» **The task**:
Extract the run of lines that starts at the top of the records below and ends at the line with "const fmtThousands = v", keeping both ends and excluding pictures.
::: Exercise inputs
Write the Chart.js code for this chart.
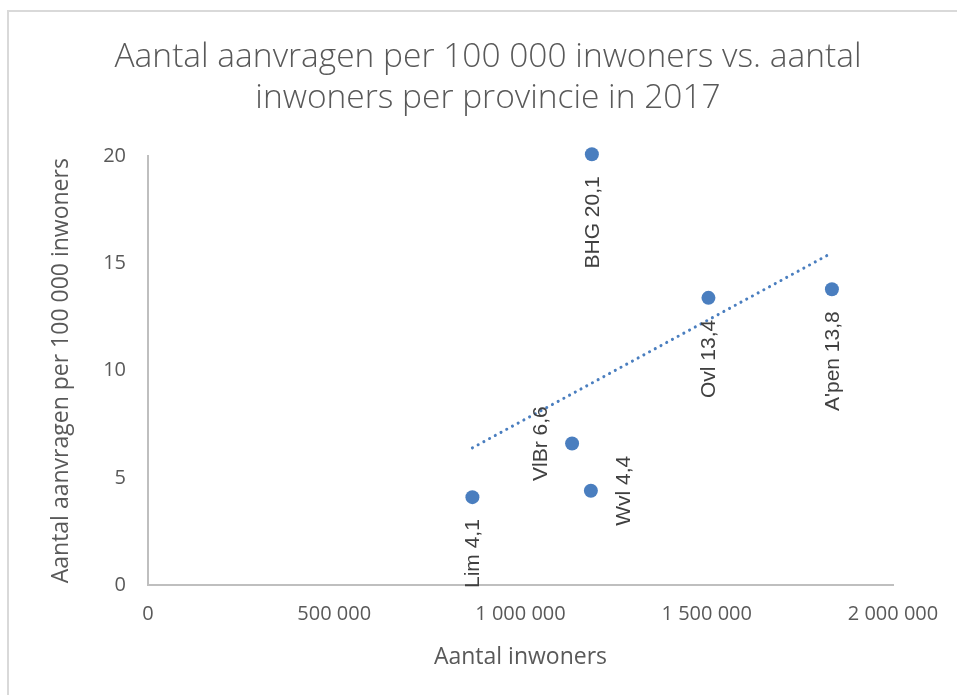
<!DOCTYPE html>
<html>
<head>
<meta charset="utf-8">
<script src="https://cdn.jsdelivr.net/npm/chart.js@4"></script>
<style>
  html, body { margin: 0; padding: 0; background: #fff; }
  body { width: 957px; height: 695px; overflow: hidden; position: relative; }
  .frame { position: absolute; left: 7px; top: 10px; width: 1000px; height: 800px;
           border-left: 2px solid #d9d9d9; border-top: 2px solid #d9d9d9; }
  #wrap { position: absolute; left: 0; top: 0; width: 957px; height: 695px; }
</style>
</head>
<body>
<div class="frame"></div>
<div id="wrap"><canvas id="chart"></canvas></div>
<script>
/* Aanvragen per 100 000 inwoners vs. inwoners per provincie (2017) */
const provinces = ['Lim', 'VlBr', 'Wvl', 'BHG', 'Ovl', "A'pen"];
const inhabitants = [870880, 1138489, 1188942, 1191604, 1504576, 1836030];
const perHundredK = [4.1, 6.6, 4.4, 20.1, 13.4, 13.8];
// trendline end points
const trendX = [870880, 1836030];
const trendY = [6.4, 15.5];
const xTicks = [0, 500000, 1000000, 1500000, 2000000];
const yTicks = [0, 5, 10, 15, 20];

const BLUE = '#4a7ebf';
const GREY_TXT = '#595959';
const FONT = '"Open Sans", sans-serif';

// where each label sits relative to its point
const labelSide = { 'VlBr': 'left', 'Wvl': 'right' };

const fmtThousands = v => String(v).replace(/\B(?=(\d{3})+(?!\d))/g, ' ');

const pointLabels = {
  id: 'pointLabels',
  afterDatasetsDraw(chart) {
    const meta = chart.getDatasetMeta(0);
    const ctx = chart.ctx;
    ctx.save();
    ctx.font = '21px "Liberation Sans", Arial, sans-serif';
    ctx.fillStyle = '#404040';
    ctx.textBaseline = 'middle';
    meta.data.forEach((pt, i) => {
      const name = provinces[i];
      const txt = name + ' ' + String(perHundredK[i]).replace('.', ',');
      const side = labelSide[name] || 'below';
      ctx.save();
      if (side === 'left') {
        ctx.translate(pt.x - 31, pt.y);
        ctx.textAlign = 'center';
      } else if (side === 'right') {
        ctx.translate(pt.x + 33, pt.y);
        ctx.textAlign = 'center';
      } else {
        ctx.translate(pt.x + 1, pt.y + 22);
        ctx.textAlign = 'right';
      }
      ctx.rotate(-Math.PI / 2);
      ctx.fillText(txt, 0, 0);
      ctx.restore();
    });
    ctx.restore();
  }
};

// the title in the reference is centred a bit right of the canvas middle
const shiftTitle = {
  id: 'shiftTitle',
  afterLayout(chart) {
    if (chart.titleBlock) chart.titleBlock.left = 83;
  }
};

new Chart(document.getElementById('chart'), {
  type: 'scatter',
  data: {
    datasets: [
      {
        label: 'Provincies',
        data: inhabitants.map((x, i) => ({ x, y: perHundredK[i] })),
        backgroundColor: BLUE, borderColor: BLUE,
        pointRadius: 7, pointHoverRadius: 7, borderWidth: 0,
        clip: false, order: 1
      },
      {
        label: 'Trend',
        data: trendX.map((x, i) => ({ x, y: trendY[i] })),
        showLine: true, pointRadius: 0,
        borderColor: BLUE, borderWidth: 3,
        borderDash: [0.1, 6.4], borderCapStyle: 'round',
        order: 0
      }
    ]
  },
  options: {
    responsive: true, maintainAspectRatio: false, animation: false,
    layout: { padding: { left: 0, right: 64, top: 0, bottom: 0 } },
    plugins: {
      legend: { display: false },
      tooltip: { enabled: false },
      title: {
        display: true,
        text: ['Aantal aanvragen per 100 000 inwoners vs. aantal', 'inwoners per provincie in 2017'],
        color: GREY_TXT,
        font: { family: FONT, size: 33.5, weight: 300, lineHeight: 1.23 },
        padding: { top: 37, bottom: 37 }
      }
    },
    scales: {
      x: {
        type: 'linear', min: 0, max: 2000000,
        afterBuildTicks: s => { s.ticks = xTicks.map(v => ({ value: v })); },
        afterFit: s => { s.height = 110; },
        grid: { display: false, drawTicks: false },
        border: { display: true, color: '#bfbfbf', width: 2 },
        ticks: {
          color: GREY_TXT, padding: 17, maxRotation: 0,
          font: { family: FONT, size: 20 },
          callback: v => fmtThousands(v)
        },
        title: {
          display: true, text: 'Aantal inwoners', color: GREY_TXT,
          font: { family: FONT, size: 23 },
          padding: { top: 4, bottom: 24 }
        }
      },
      y: {
        min: 0, max: 20,
        afterBuildTicks: s => { s.ticks = yTicks.map(v => ({ value: v })); },
        afterFit: s => { s.width = 148; },
        grid: { display: false, drawTicks: false },
        border: { display: true, color: '#bfbfbf', width: 2 },
        ticks: {
          color: GREY_TXT, padding: 22,
          font: { family: FONT, size: 20 }
        },
        title: {
          display: true, text: 'Aantal aanvragen per 100 000 inwoners', color: GREY_TXT,
          font: { family: FONT, size: 23 },
          padding: { top: 48 }
        }
      }
    }
  },
  plugins: [pointLabels, shiftTitle]
});
</script>
</body>
</html>
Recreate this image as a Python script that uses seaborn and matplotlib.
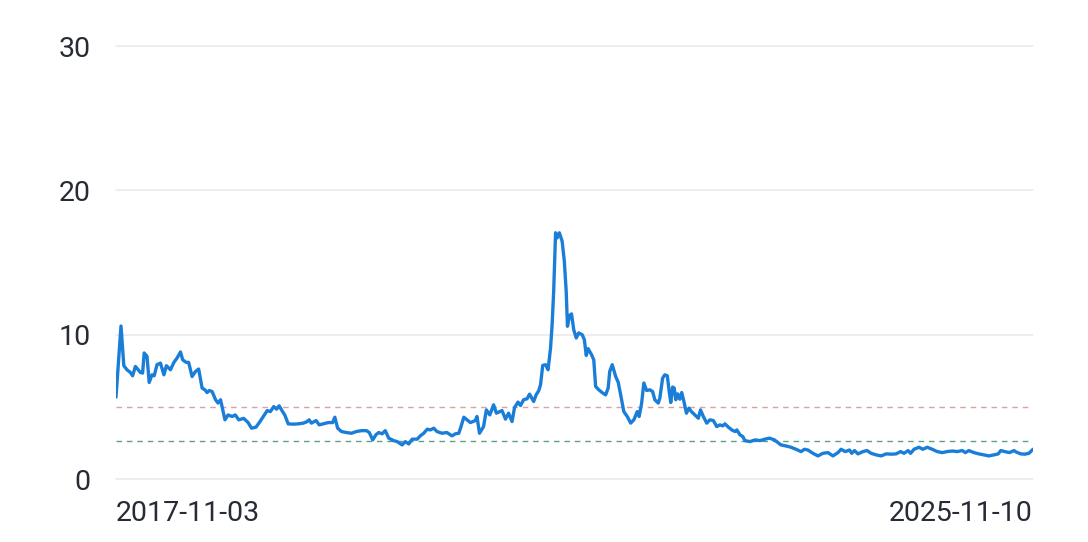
import numpy as np
import pandas as pd
import matplotlib
matplotlib.use("Agg")
import matplotlib.pyplot as plt
import seaborn as sns

start_date = "2017-11-03"
end_date = "2025-11-10"

# elapsed days since start_date
days = [0, 16, 25, 35, 46, 53, 62, 78, 85, 90, 99, 106, 115, 122, 131, 142, 153, 161, 174, 185,
        195, 206, 213, 224, 232, 243, 254, 264, 275, 284, 291, 298, 307, 318, 326, 334, 348, 358, 371, 381,
        392, 408, 422, 433, 447, 460, 472, 483, 493, 504, 513, 521, 532, 539, 550, 566, 582, 598, 609, 617,
        624, 639, 649, 662, 678, 692, 699, 708, 720, 736, 752, 768, 784, 800, 809, 820, 830, 839, 850, 860,
        871, 887, 898, 914, 924, 935, 946, 962, 972, 983, 994, 1004, 1015, 1025, 1041, 1057, 1073, 1084, 1095, 1102,
        1111, 1121, 1132, 1148, 1153, 1161, 1174, 1183, 1194, 1206, 1215, 1233, 1244, 1254, 1265, 1273, 1284, 1292, 1302, 1313,
        1321, 1334, 1342, 1350, 1356, 1363, 1372, 1380, 1388, 1393, 1398, 1404, 1409, 1416, 1425, 1432, 1438, 1442, 1449, 1455,
        1462, 1470, 1478, 1489, 1496, 1502, 1508, 1519, 1526, 1532, 1542, 1555, 1564, 1572, 1577, 1585, 1596, 1604, 1612, 1622,
        1633, 1644, 1654, 1665, 1671, 1679, 1686, 1695, 1705, 1714, 1721, 1732, 1737, 1746, 1753, 1761, 1767, 1772, 1778, 1783,
        1788, 1794, 1801, 1807, 1814, 1822, 1830, 1838, 1849, 1860, 1867, 1876, 1887, 1897, 1908, 1919, 1929, 1938, 1945, 1956,
        1967, 1977, 1983, 1993, 2002, 2009, 2025, 2041, 2057, 2073, 2087, 2103, 2124, 2140, 2156, 2172, 2188, 2199, 2210, 2226,
        2242, 2258, 2274, 2290, 2306, 2316, 2329, 2343, 2350, 2359, 2370, 2386, 2399, 2412, 2428, 2444, 2460, 2476, 2492, 2506,
        2517, 2530, 2538, 2549, 2565, 2577, 2591, 2607, 2623, 2639, 2655, 2671, 2687, 2703, 2713, 2724, 2740, 2756, 2772, 2788,
        2804, 2818, 2826, 2839, 2854, 2868, 2876, 2890, 2903, 2916, 2929]

values = [5.67, 10.6, 7.85, 7.57, 7.38, 7.15, 7.8, 7.38, 7.34, 8.73, 8.5, 6.69, 7.22, 7.15, 7.92, 8.03, 7.22, 7.85, 7.57, 8.08,
          8.38, 8.8, 8.26, 8.08, 8.08, 7.1, 7.45, 7.62, 6.3, 6.18, 5.99, 6.13, 6.06, 5.49, 5.26, 5.49, 4.1, 4.44, 4.33, 4.44,
          4.1, 4.2, 3.91, 3.52, 3.59, 3.98, 4.38, 4.74, 4.67, 5.02, 4.84, 5.07, 4.67, 4.44, 3.82, 3.8, 3.82, 3.87, 3.96, 4.1,
          3.87, 4.05, 3.75, 3.82, 3.91, 3.91, 4.28, 3.52, 3.29, 3.22, 3.17, 3.29, 3.35, 3.35, 3.22, 2.71, 3.06, 3.22, 3.13, 3.35,
          2.83, 2.66, 2.59, 2.36, 2.59, 2.43, 2.76, 2.76, 2.99, 3.17, 3.45, 3.4, 3.52, 3.29, 3.17, 3.22, 2.99, 3.13, 3.17, 3.63,
          4.28, 4.1, 3.91, 4.05, 4.33, 3.17, 3.63, 4.79, 4.44, 5.14, 4.56, 4.74, 4.15, 4.56, 3.98, 4.95, 5.33, 5.09, 5.49, 5.56,
          5.88, 5.37, 5.83, 6.11, 6.53, 7.87, 7.92, 7.57, 9.08, 10.69, 13.0, 17.06, 16.7, 17.06, 16.48, 15.09, 13.0, 10.58, 11.34, 11.44,
          10.35, 9.77, 10.12, 10.0, 9.65, 8.56, 9.03, 8.61, 8.26, 6.41, 6.18, 5.95, 5.83, 6.3, 7.45, 7.92, 7.1, 6.71, 5.83, 4.67,
          4.33, 3.87, 4.1, 4.67, 4.33, 5.26, 6.65, 6.13, 6.18, 6.06, 5.49, 5.26, 5.6, 6.99, 7.22, 7.15, 6.06, 5.3, 6.37, 6.3,
          5.49, 5.9, 5.53, 5.99, 5.37, 4.56, 4.91, 4.67, 4.44, 4.21, 4.79, 4.33, 3.87, 4.1, 4.05, 3.63, 3.75, 3.68, 3.82, 3.59,
          3.4, 3.29, 3.4, 3.06, 2.94, 2.66, 2.59, 2.71, 2.66, 2.76, 2.83, 2.71, 2.36, 2.29, 2.2, 2.06, 1.9, 2.06, 2.01, 1.78,
          1.6, 1.78, 1.83, 1.6, 1.83, 2.06, 1.9, 2.01, 1.78, 1.97, 1.74, 1.9, 1.97, 1.78, 1.67, 1.6, 1.74, 1.72, 1.74, 1.9,
          1.78, 1.97, 1.78, 2.06, 2.2, 2.06, 2.2, 2.06, 1.9, 1.83, 1.9, 1.94, 1.9, 1.97, 1.83, 1.97, 1.83, 1.74, 1.67, 1.6,
          1.67, 1.74, 1.97, 1.9, 1.83, 1.97, 1.86, 1.74, 1.72, 1.78, 2.06]

upper_ref = 5.0
lower_ref = 2.65
y_ticks = [0, 10, 20, 30]
x_tick_labels = [start_date, end_date]

df = pd.DataFrame({
    "date": pd.Timestamp(start_date) + pd.to_timedelta(days, unit="D"),
    "value": values,
})

sns.set_theme(style="white")
plt.rcParams["font.family"] = ["Roboto", "DejaVu Sans"]

fig = plt.figure(figsize=(10.88, 5.42), dpi=100)
ax = fig.add_axes([116 / 1088, 1 - 479 / 542, (1033 - 116) / 1088, (479 - 46) / 542])

ax.set_ylim(0, 30)
ax.set_xlim(pd.Timestamp(start_date), pd.Timestamp(end_date))
ax.set_yticks(y_ticks)
for yt in y_ticks:
    ax.axhline(yt, color="#e8e8e8", linewidth=1.1, zorder=0, clip_on=False)

ax.axhline(upper_ref, color="#d9a3a3", linewidth=1.0, dashes=(4, 3.5), zorder=1)
ax.axhline(lower_ref, color="#5e9f86", linewidth=1.0, dashes=(4, 3.5), zorder=1)

sns.lineplot(data=df, x="date", y="value", ax=ax, color="#1a7ed8", linewidth=2.4, zorder=3)

for s in ax.spines.values():
    s.set_visible(False)

ax.set_xticks([pd.Timestamp(t) for t in x_tick_labels])
ax.set_xticklabels(x_tick_labels)
labels = ax.get_xticklabels()
labels[0].set_horizontalalignment("left")
labels[1].set_horizontalalignment("right")

ax.tick_params(axis="y", length=0, pad=18, labelsize=20.5, labelcolor="#262b36")
ax.tick_params(axis="x", length=0, pad=15, labelsize=20.5, labelcolor="#262b36")
ax.set_xlabel("")
ax.set_ylabel("")

fig.savefig("out.png", dpi=100, facecolor="white")
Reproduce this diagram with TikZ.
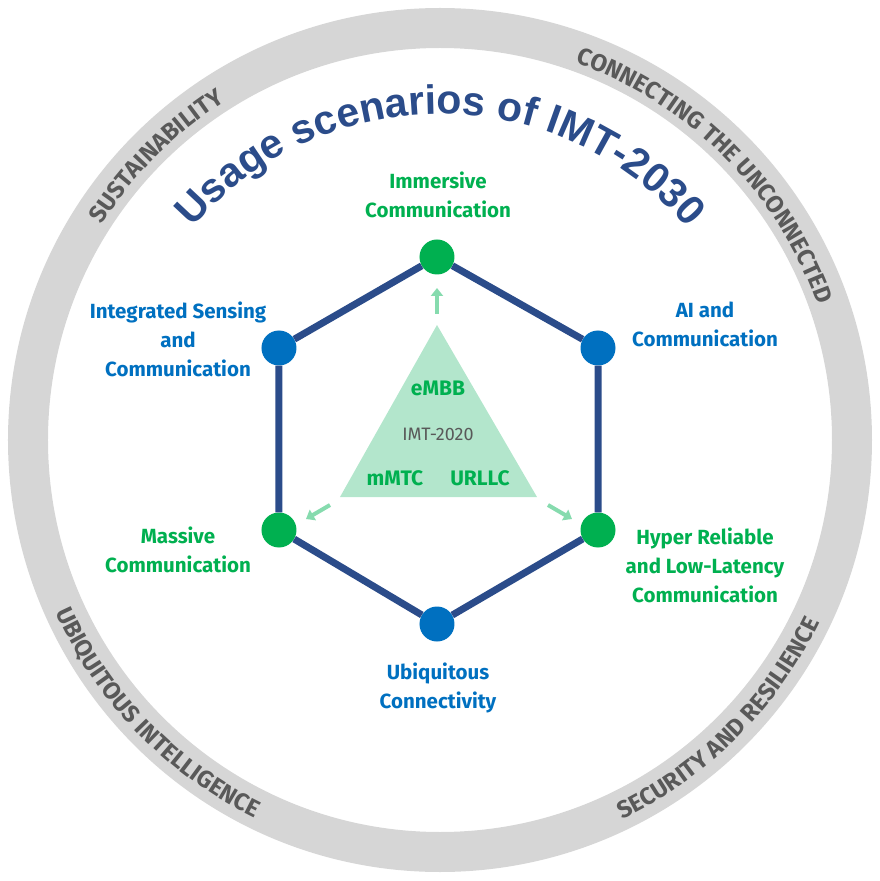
\documentclass[tikz,border=0pt]{standalone}
\usepackage{fontspec}
\setmainfont{Fira Sans}
\newfontfamily\titlefont{Liberation Sans}
\usetikzlibrary{decorations.text,arrows.meta}
\definecolor{hexblue}{HTML}{2B4C8A}
\definecolor{nblue}{HTML}{0070C0}
\definecolor{ngreen}{HTML}{00B050}
\definecolor{trigreen}{HTML}{B3E6CC}
\definecolor{arrgreen}{HTML}{86DBAE}
\definecolor{ringgray}{HTML}{D6D6D6}
\definecolor{ringtext}{HTML}{595959}
\definecolor{imtgray}{HTML}{595959}
\begin{document}
\begin{tikzpicture}[x=1pt,y=1pt,
  dot/.style={circle,inner sep=0pt,minimum size=35pt},
  lbl/.style={align=center,font=\fontsize{20.5}{29}\selectfont\bfseries},
  tri/.style={font=\fontsize{21}{24}\selectfont\bfseries,text=ngreen},
  arr/.style={draw=arrgreen,line width=4pt,-{Triangle[length=8pt,width=12pt]}},
  ringtxt/.style={decorate,decoration={text along path,text align=center,
     text={|\fontsize{24}{24}\selectfont\bfseries\color{ringtext}|#1}}}]
\useasboundingbox (-440,-441) rectangle (440,440);
% ring
\draw[ringgray,line width=40pt] (0,0) circle[radius=412];
\path[ringtxt=SUSTAINABILITY] (175:401) arc[start angle=175,end angle=95,radius=401];
\path[ringtxt=CONNECTING THE UNCONNECTED] (90:401) arc[start angle=90,end angle=0,radius=401];
\path[ringtxt=UBIQUITOUS INTELLIGENCE] (180:421) arc[start angle=180,end angle=268,radius=421];
\path[ringtxt=SECURITY AND RESILIENCE] (270:421) arc[start angle=270,end angle=360,radius=421];
% title
\path[decorate,decoration={text along path,text align=center,
  text={|\titlefont\fontsize{41}{41}\selectfont\bfseries\color{hexblue}|Usage scenarios of IMT-2030}}]
  (180:326) arc[start angle=180,end angle=0,radius=326];
% hexagon
\node[dot,fill=ngreen] (n1) at (-3,183) {};
\node[dot,fill=nblue] (n2) at (158,92) {};
\node[dot,fill=ngreen] (n3) at (158,-90) {};
\node[dot,fill=nblue] (n4) at (-3,-184) {};
\node[dot,fill=ngreen] (n5) at (-161,-90) {};
\node[dot,fill=nblue] (n6) at (-161,92) {};
\draw[hexblue,line width=7pt,line join=round]
  (n1)--(n2) (n2)--(n3) (n3)--(n4) (n4)--(n5) (n5)--(n6) (n6)--(n1);
% triangle
\fill[trigreen] (-3,115) -- (97,-57) -- (-100,-57) -- cycle;
\node[tri] (embb) at (-2,52) {eMBB};
\node[font=\fontsize{18}{20}\selectfont,text=imtgray] (imt) at (-2,6) {IMT-2020};
\node[tri] (mmtc) at (-45,-38) {mMTC};
\node[tri] (urllc) at (40,-38) {URLLC};
\coordinate (a1s) at (-3,126); \coordinate (a1e) at (-3,152);
\coordinate (a2s) at (-110,-65); \coordinate (a2e) at (-134,-79);
\coordinate (a3s) at (108,-65); \coordinate (a3e) at (132,-79);
\draw[arr] (a1s)--(a1e);
\draw[arr] (a2s)--(a2e);
\draw[arr] (a3s)--(a3e);
% labels
\node[lbl,text=ngreen] (l1) at (-2,245) {Immersive\\Communication};
\node[lbl,text=nblue] (l2) at (265,116) {AI and\\Communication};
\node[lbl,text=ngreen] (l3) at (265,-125) {Hyper Reliable\\and Low-Latency\\Communication};
\node[lbl,text=nblue] (l4) at (-2,-248) {Ubiquitous\\Connectivity};
\node[lbl,text=ngreen] (l5) at (-262,-110) {Massive\\Communication};
\node[lbl,text=nblue] (l6) at (-262,101) {Integrated Sensing\\and\\Communication};
\end{tikzpicture}
\end{document}
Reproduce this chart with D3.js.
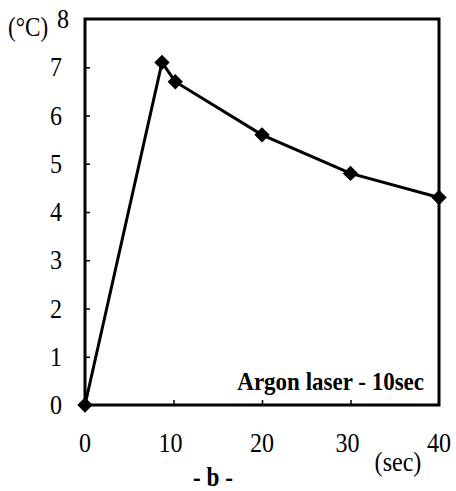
<!DOCTYPE html>
<html>
<head>
<meta charset="utf-8">
<script src="https://cdn.jsdelivr.net/npm/d3@7"></script>
<style>
  body { margin: 0; background: #fff; }
  #chart { width: 456px; height: 491px; }
</style>
</head>
<body>
<div id="chart"></div>
<script>
// data
const times = [0, 8.7, 10.2, 20, 30, 40];
const temps = [0, 7.1, 6.7, 5.6, 4.8, 4.3];
const xTicks = [0, 10, 20, 30, 40];
const yTicks = [0, 1, 2, 3, 4, 5, 6, 7, 8];

const container = d3.select("#chart");
const width = 456, height = 491;
const svg = container.append("svg")
  .attr("width", width).attr("height", height);

const margin = { left: 85, right: 17, top: 19, bottom: 86 };

const xScale = d3.scaleLinear().domain([0, 40]).range([margin.left, width - margin.right]);
const yScale = d3.scaleLinear().domain([0, 8]).range([height - margin.bottom, margin.top]);

const data = times.map((t, i) => ({ t, v: temps[i] }));

// narrow serif text helper
const label = (x, y, str, size, anchor, weight, sx) => {
  svg.append("text")
    .attr("transform", `translate(${x},${y}) scale(${sx || 0.86},1)`)
    .attr("text-anchor", anchor || "middle")
    .style("font-family", '"Liberation Serif", "Times New Roman", serif')
    .style("font-size", size + "px")
    .style("font-weight", weight || "normal")
    .attr("fill", "#000")
    .text(str);
};

// frame
svg.append("rect")
  .attr("x", xScale(0)).attr("y", yScale(8))
  .attr("width", xScale(40) - xScale(0))
  .attr("height", yScale(0) - yScale(8))
  .attr("fill", "none").attr("stroke", "#000").attr("stroke-width", 3);

// y axis: inner ticks, labels on left
const yAxis = svg.append("g")
  .attr("transform", `translate(${xScale(0)},0)`)
  .call(d3.axisRight(yScale).tickValues(yTicks.slice(1, 8)).tickSize(5).tickFormat(""));
yAxis.select(".domain").remove();
yAxis.selectAll("line").attr("stroke-width", 1.5);

yTicks.forEach(d => label(d === 8 ? 63 : 56, yScale(d) + 9, d, 28));

// x axis: inner ticks, labels below
const xAxis = svg.append("g")
  .attr("transform", `translate(0,${yScale(0)})`)
  .call(d3.axisTop(xScale).tickValues([10, 20, 30]).tickSize(5).tickFormat(""));
xAxis.select(".domain").remove();
xAxis.selectAll("line").attr("stroke-width", 1.5);

xTicks.forEach(d => label(xScale(d) - (d === 10 || d === 30 ? 3 : 0), 452, d, 28));

// line
const line = d3.line().x(d => xScale(d.t)).y(d => yScale(d.v));
svg.append("path")
  .datum(data)
  .attr("d", line)
  .attr("fill", "none")
  .attr("stroke", "#000")
  .attr("stroke-width", 3);

// diamond markers
svg.append("g").selectAll("path")
  .data(data)
  .enter().append("path")
  .attr("transform", d => `translate(${xScale(d.t)},${yScale(d.v)})`)
  .attr("d", d3.symbol(d3.symbolDiamond2, 150))
  .attr("fill", "#000");

// labels
label(424, 390, "Argon laser - 10sec", 25, "end", "bold", 0.92);
label(8, 36, "(°C)", 27, "start");
label(398, 471, "(sec)", 28, "middle");
label(213, 486, "- b -", 27, "middle", "bold");
</script>
</body>
</html>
::::::
» **Written response**:
Write the Chart.js code for this chart.
<!DOCTYPE html>
<html>
<head>
<meta charset="utf-8">
<script src="https://cdn.jsdelivr.net/npm/chart.js@4"></script>
<style>
  html, body { margin: 0; padding: 0; background: #fff; }
  body { width: 957px; height: 695px; overflow: hidden; position: relative; }
  .frame { position: absolute; left: 7px; top: 10px; width: 1000px; height: 800px;
           border-left: 2px solid #d9d9d9; border-top: 2px solid #d9d9d9; }
  #wrap { position: absolute; left: 0; top: 0; width: 957px; height: 695px; }
</style>
</head>
<body>
<div class="frame"></div>
<div id="wrap"><canvas id="chart"></canvas></div>
<script>
/* Aanvragen per 100 000 inwoners vs. inwoners per provincie (2017) */
const provinces = ['Lim', 'VlBr', 'Wvl', 'BHG', 'Ovl', "A'pen"];
const inhabitants = [870880, 1138489, 1188942, 1191604, 1504576, 1836030];
const perHundredK = [4.1, 6.6, 4.4, 20.1, 13.4, 13.8];
// trendline end points
const trendX = [870880, 1836030];
const trendY = [6.4, 15.5];
const xTicks = [0, 500000, 1000000, 1500000, 2000000];
const yTicks = [0, 5, 10, 15, 20];

const BLUE = '#4a7ebf';
const GREY_TXT = '#595959';
const FONT = '"Open Sans", sans-serif';

// where each label sits relative to its point
const labelSide = { 'VlBr': 'left', 'Wvl': 'right' };

const fmtThousands = v => String(v).replace(/\B(?=(\d{3})+(?!\d))/g, ' ');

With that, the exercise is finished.